- Born: 1925 Tang County, Hebei, China
- Died: 2014 (aged 88–89) Beijing, China
- Education: Yan'an Lu Xun Institute of Arts
- Years active: 1954-2010
- Spouse: Zhou Weizhi ​(m. 1943⁠–⁠2014)​
- Children: Two sons
- Musical career
- Genres: Mandopop

= Wang Kun (singer) =

Wang Kun (王昆 (Wáng Kūn); 1925 – 21 November 2014) was a Chinese opera singer, actress, musical director, and teacher specializing in revolutionary repertoire. She was most famous for her leading role in the opera The White Haired Girl, and her interpretations of songs such as "Nanniwan" (1943).

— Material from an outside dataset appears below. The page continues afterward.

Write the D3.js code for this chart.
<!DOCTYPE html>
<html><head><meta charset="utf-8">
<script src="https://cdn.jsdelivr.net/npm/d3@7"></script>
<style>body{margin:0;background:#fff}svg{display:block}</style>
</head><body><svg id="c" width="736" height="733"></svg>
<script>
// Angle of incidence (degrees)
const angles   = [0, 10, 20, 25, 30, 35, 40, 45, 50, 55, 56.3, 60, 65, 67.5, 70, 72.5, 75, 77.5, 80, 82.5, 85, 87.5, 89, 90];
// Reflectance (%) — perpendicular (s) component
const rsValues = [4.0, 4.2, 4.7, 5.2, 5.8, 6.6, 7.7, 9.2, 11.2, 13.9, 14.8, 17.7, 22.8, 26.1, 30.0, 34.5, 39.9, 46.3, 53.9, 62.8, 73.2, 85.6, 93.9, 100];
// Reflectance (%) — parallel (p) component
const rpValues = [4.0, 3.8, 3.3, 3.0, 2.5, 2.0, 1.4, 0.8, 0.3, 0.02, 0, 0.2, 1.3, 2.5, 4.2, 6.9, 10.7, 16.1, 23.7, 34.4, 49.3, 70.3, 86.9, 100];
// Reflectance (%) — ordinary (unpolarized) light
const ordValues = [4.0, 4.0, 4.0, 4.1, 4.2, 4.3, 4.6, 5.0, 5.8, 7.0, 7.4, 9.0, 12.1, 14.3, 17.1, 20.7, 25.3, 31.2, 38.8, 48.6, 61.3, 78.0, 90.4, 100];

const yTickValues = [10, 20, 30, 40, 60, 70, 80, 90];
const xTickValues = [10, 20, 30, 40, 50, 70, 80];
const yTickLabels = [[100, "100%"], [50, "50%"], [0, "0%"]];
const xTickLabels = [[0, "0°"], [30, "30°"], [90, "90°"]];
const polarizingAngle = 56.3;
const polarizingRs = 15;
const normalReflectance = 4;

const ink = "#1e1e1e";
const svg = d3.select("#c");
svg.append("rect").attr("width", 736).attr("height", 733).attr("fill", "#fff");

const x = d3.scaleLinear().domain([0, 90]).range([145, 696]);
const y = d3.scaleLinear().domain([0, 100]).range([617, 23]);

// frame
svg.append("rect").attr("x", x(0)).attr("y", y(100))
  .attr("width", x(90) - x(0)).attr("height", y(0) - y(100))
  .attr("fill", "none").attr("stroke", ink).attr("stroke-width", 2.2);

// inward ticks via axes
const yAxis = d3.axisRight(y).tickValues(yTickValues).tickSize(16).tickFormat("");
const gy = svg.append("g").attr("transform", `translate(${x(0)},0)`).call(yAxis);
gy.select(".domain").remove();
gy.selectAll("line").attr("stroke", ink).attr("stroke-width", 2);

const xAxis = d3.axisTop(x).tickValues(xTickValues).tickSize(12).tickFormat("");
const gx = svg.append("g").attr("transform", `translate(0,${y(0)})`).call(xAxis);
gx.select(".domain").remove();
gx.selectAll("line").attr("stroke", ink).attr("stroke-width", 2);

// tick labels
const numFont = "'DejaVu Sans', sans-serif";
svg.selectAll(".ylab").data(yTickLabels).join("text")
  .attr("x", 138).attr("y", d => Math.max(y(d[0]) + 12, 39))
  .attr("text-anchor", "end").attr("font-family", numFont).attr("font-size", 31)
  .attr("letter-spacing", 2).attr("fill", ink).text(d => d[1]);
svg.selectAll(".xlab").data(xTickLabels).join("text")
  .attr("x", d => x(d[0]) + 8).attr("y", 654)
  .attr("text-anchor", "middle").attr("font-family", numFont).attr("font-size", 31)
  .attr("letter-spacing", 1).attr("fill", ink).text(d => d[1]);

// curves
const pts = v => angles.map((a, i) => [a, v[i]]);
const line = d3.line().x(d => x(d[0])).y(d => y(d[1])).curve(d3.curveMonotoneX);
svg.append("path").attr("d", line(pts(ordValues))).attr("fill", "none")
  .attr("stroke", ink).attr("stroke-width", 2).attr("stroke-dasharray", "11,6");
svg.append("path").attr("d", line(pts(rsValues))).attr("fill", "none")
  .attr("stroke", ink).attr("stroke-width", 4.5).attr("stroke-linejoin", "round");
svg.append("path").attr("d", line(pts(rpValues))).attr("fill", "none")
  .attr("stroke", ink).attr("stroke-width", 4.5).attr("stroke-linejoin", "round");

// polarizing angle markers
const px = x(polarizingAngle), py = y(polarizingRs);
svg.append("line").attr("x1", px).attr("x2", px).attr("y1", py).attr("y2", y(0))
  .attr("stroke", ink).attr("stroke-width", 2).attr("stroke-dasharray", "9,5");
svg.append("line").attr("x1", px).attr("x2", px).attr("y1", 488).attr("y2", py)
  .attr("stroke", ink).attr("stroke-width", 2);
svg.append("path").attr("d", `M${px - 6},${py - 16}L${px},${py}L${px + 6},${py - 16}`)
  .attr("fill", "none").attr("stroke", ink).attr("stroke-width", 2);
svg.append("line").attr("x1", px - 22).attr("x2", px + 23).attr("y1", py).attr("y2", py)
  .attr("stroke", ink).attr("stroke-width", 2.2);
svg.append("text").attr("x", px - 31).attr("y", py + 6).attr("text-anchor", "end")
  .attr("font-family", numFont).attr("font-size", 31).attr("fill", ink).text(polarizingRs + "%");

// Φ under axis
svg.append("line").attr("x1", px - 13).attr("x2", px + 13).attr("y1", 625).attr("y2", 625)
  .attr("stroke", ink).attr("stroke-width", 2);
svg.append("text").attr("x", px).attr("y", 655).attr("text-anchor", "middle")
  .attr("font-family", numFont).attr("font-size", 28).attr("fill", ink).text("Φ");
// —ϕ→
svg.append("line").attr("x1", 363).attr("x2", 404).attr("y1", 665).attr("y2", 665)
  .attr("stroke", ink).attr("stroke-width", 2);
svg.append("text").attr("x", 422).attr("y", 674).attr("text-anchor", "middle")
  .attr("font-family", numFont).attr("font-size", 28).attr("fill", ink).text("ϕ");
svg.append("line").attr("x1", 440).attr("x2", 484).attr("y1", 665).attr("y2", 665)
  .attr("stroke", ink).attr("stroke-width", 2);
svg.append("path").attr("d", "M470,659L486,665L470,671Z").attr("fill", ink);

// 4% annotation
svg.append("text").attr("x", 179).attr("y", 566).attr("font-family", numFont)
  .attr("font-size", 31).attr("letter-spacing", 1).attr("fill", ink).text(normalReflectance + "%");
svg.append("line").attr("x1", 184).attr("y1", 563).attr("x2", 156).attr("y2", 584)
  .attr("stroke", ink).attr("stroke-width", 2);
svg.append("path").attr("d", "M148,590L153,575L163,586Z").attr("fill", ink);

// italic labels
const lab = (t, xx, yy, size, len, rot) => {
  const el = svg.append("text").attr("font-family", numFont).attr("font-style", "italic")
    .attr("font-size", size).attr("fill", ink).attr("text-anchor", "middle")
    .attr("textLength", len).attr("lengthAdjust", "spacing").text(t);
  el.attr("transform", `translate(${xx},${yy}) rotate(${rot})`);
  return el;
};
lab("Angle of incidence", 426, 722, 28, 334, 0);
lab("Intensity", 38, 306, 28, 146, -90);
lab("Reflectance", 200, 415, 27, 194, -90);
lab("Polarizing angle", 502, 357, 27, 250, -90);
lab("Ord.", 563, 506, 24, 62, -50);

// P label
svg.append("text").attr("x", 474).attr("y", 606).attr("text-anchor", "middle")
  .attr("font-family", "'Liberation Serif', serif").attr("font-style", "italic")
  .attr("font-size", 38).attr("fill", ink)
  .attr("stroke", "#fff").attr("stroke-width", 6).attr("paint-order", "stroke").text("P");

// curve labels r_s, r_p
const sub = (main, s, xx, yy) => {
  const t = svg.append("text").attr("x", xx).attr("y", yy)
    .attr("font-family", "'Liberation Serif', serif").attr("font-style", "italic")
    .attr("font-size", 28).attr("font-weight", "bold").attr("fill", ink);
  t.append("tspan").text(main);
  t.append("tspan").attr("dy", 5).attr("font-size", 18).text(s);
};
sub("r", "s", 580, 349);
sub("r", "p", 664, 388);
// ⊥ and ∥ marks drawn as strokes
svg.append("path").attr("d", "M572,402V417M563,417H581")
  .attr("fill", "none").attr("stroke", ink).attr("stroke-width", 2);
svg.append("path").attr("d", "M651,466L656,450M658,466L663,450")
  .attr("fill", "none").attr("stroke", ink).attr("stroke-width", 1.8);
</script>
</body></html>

In 1982, she became director of the Oriental Song and Dance Company, and educated a number of influential singers including Yuan Zheng, Zheng Xulan, and Zhu Mingying. Although she mainly sang revolutionary songs herself, Wang was an ardent supporter of popular music in the early 1980s, when such music was the target of heavy criticism in the wake of the Cultural Revolution. Her personal approval of Cui Jian, now known as the "Father of Chinese Rock", gave the singer the opportunity to debut at a major 1985 concert organized by the Oriental Song and Dance Company.

Wang Kun's husband Zhou Weizhi was an influential musician who served as acting Minister of Culture of the PRC. They were married from 1943 until 2014, when the couple both died within a period of three months.

==Biography==
Wang was born in 1925 in Tang County, Hebei. In the 1940s, she joined the performing arts troupe of the People's Liberation Army. In 1945, she played the lead role in The White Haired Girl (modern China's first Western-style opera), produced by the Yan'an Lu Xun Institute of Arts (延安鲁艺戏剧音乐系), and also performed in other modern dramas.

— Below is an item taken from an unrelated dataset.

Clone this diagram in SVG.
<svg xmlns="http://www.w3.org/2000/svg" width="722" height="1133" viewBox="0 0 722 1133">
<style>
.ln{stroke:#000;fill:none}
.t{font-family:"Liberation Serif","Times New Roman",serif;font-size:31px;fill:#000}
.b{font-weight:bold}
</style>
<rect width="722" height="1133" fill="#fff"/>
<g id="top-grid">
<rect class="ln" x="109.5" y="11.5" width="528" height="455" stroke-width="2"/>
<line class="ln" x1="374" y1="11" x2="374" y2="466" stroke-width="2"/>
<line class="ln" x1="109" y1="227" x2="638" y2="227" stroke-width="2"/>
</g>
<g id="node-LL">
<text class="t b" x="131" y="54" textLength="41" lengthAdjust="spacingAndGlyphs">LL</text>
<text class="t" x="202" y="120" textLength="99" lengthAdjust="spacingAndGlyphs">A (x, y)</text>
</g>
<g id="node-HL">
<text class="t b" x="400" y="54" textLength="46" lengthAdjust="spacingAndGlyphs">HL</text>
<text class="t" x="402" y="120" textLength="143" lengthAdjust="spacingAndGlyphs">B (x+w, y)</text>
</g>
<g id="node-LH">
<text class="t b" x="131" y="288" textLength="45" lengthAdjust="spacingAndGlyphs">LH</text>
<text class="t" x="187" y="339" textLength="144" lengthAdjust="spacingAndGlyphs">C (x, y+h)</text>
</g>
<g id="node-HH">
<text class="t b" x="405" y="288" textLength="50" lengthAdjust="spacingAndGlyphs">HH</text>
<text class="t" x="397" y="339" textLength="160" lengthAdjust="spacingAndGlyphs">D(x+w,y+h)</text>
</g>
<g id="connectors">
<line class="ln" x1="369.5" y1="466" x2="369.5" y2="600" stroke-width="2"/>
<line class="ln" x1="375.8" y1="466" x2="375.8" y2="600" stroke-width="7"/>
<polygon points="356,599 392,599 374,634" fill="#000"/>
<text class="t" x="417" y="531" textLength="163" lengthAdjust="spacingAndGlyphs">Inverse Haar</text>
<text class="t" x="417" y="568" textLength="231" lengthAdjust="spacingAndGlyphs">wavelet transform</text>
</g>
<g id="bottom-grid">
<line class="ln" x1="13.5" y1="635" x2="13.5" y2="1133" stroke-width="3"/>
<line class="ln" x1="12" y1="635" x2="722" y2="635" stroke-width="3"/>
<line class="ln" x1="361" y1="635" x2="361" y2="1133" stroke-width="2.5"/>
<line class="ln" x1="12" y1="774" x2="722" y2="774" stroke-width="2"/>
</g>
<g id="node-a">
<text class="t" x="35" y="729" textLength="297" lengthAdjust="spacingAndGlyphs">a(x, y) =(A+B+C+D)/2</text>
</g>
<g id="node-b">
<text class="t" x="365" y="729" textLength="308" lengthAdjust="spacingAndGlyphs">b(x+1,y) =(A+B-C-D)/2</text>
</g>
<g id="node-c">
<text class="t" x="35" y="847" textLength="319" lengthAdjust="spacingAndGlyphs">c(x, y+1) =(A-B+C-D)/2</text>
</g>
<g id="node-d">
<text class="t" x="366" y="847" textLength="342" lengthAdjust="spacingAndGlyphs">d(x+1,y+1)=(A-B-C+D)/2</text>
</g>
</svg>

Along with her contemporary Guo Lanying, Wang was a member of the first generation of Chinese performing artists to train overseas. Following the Chinese Communist Revolution in 1949 she continued studying music in the USSR with Medvedev, as well as with the Chinese singer Lin Junqing (林俊卿). In 1954 she entered the Central Conservatory of Music, to further her education. She later directed the Oriental Song and Dance Company (东方歌舞团), serving as regimental commander.

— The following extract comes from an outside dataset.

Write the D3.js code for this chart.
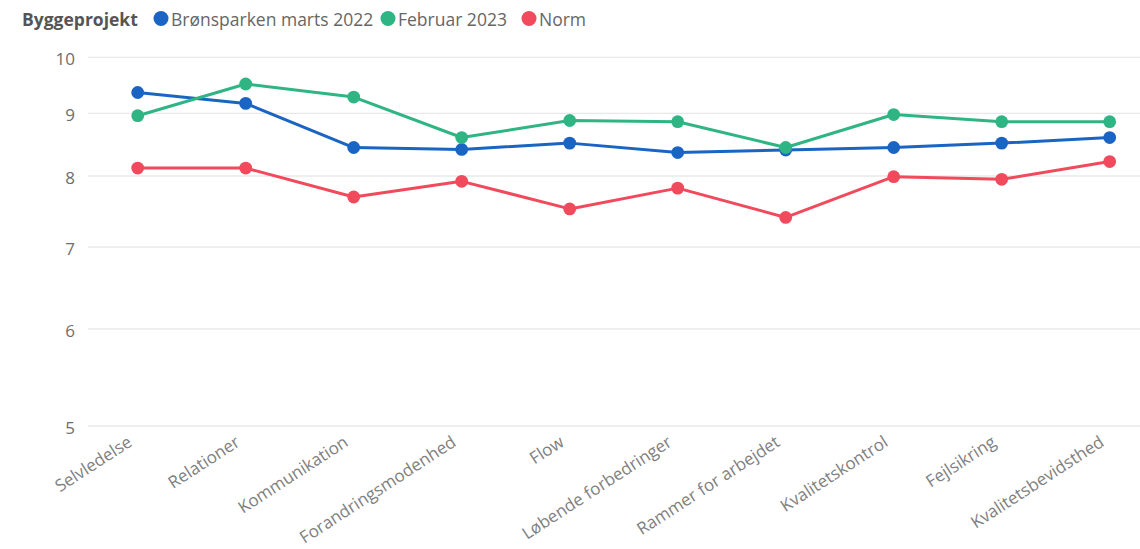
<!DOCTYPE html>
<html><head><meta charset="utf-8">
<script src="https://cdn.jsdelivr.net/npm/d3@7"></script>
<style>
html,body{margin:0;padding:0;background:#fff;}
svg text{font-family:"Open Sans","Noto Sans",sans-serif;}
</style></head>
<body><svg id="c" width="1140" height="549"></svg>
<script>
const categories = ["Selvledelse","Relationer","Kommunikation","Forandringsmodenhed","Flow","Løbende forbedringer","Rammer for arbejdet","Kvalitetskontrol","Fejlsikring","Kvalitetsbevidsthed"];
const seriesNames = ["Brønsparken marts 2022","Februar 2023","Norm"];
const bronsparken2022 = [9.36,9.17,8.44,8.41,8.51,8.36,8.40,8.44,8.51,8.60];
const februar2023 = [8.96,9.51,9.28,8.60,8.88,8.86,8.44,8.98,8.86,8.86];
const norm = [8.12,8.12,7.69,7.92,7.52,7.82,7.40,7.99,7.95,8.22];
const yTicks = [5,6,7,8,9,10];
const colors = ["#1a64c4","#2fb584","#f04a5c"];
const legendTitle = "Byggeprojekt";

const svg = d3.select("#c");
const x = d3.scalePoint().domain(categories).range([83.7,1163.7]).padding(0.5);
const y = d3.scaleLog().domain([5,10]).range([426,57.3]);

// gridlines
svg.append("g").selectAll("line").data(yTicks).join("line")
  .attr("x1",88).attr("x2",1140)
  .attr("y1",d=>y(d)).attr("y2",d=>y(d))
  .attr("stroke","#e8e8e8").attr("stroke-width",1.3);

// y axis labels
const yAxis = d3.axisLeft(y).tickValues(yTicks).tickFormat(d3.format("d")).tickSize(0).tickPadding(0);
const ya = svg.append("g").attr("transform","translate(75,2)").call(yAxis);
ya.select(".domain").remove();
ya.selectAll("text").attr("fill","#6e6e6e").style("font-size","17px");

// x axis labels
const xAxis = d3.axisBottom(x).tickSize(0).tickPadding(0);
const xa = svg.append("g").call(xAxis);
xa.select(".domain").remove();
xa.selectAll("text").attr("fill","#808080").style("font-size","17px")
  .attr("text-anchor","end").attr("x",0).attr("y",0).attr("dy",null)
  .attr("transform","translate(-5,445) rotate(-33)");

// lines
const seriesData = [bronsparken2022, februar2023, norm];
const line = d3.line().x((d,i)=>x(categories[i])).y(d=>y(d));
seriesData.forEach((s,k)=>{
  const g = svg.append("g");
  g.append("path").datum(s).attr("d",line).attr("fill","none")
    .attr("stroke",colors[k]).attr("stroke-width",3).attr("stroke-linejoin","round");
  g.selectAll("circle").data(s).join("circle")
    .attr("cx",(d,i)=>x(categories[i])).attr("cy",d=>y(d)).attr("r",6.4)
    .attr("fill",colors[k]);
});

// legend
const lg = svg.append("g");
lg.append("text").attr("x",22).attr("y",25.5).text(legendTitle)
  .attr("fill","#555").style("font-size","17.5px").style("font-weight","bold");
const legendCx = [161, 388, 529];
seriesNames.forEach((n,k)=>{
  lg.append("circle").attr("cx",legendCx[k]).attr("cy",18.5).attr("r",7.5).attr("fill",colors[k]);
  lg.append("text").attr("x",legendCx[k]+10).attr("y",25.5).text(n)
    .attr("fill","#666").style("font-size","17.5px");
});
</script></body></html>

She was a member of the committee of the fourth session of the China Federation of Literary and Art Circles (CFLAC) and the Chinese Musicians' Association, and she participated in the second and third sessions as director of the executive committee for the fourth session of the All-China Women's Federation. She was the Chinese Communist Party's 11th representative for the first, second, and third National People's Congress, and was also a member of the National Committee of the Chinese People's Political Consultative Conference for the fifth and sixth National People's Congress. She performed in the large-scale music and dance drama and film, The East Is Red in the 1960s.

Her singing was praised by China's tops leaders Mao Zedong and Zhou Enlai, but that did not prevent her and her family from being persecuted during the Cultural Revolution. She was labelled a counterrevolutionary and imprisoned by the Red Guards. She was rehabilitated after the Cultural Revolution.

Wang's singing style draws on Chinese folk traditions for its foundation, though her vocal production (featuring a bright timbre and consistent vibrato) also shows elements of borrowing from Western bel canto operatic style. Besides "Nanniwan", her famous recordings include the songs "Joy of Emancipation" (翻身道情), "Autumn Harvest" (秋收), and "Peasants' Association" (农友歌). Her notable students included Li Lingyu and Ai Jing. In September 2005, she was hired by the China Institute of Art Research (中国艺术研究院) as a special master's tutor. On 9 August 2009, she performed with her students in a concert commemorating her 70-year performing career, organized by the Chinese Ministry of Culture and the CFLAC. Chinese Premier Wen Jiabao sent a congratulatory letter to the show.

Wang Kun died on November 21, 2014 at the age of 89.

==Personal life==
Wang married musician Zhou Weizhi in 1943. Zhou later served as Minister of Culture of the PRC. They had two sons. Zhou died in September 2014, at the age of 98, and Wang died shortly afterwards on 21 November 2014, aged 89.

Her little brother Wang Zhongqi was a Chinese engineer who was a professor at Harbin Institute of Technology, and an academician of the Chinese Academy of Engineering.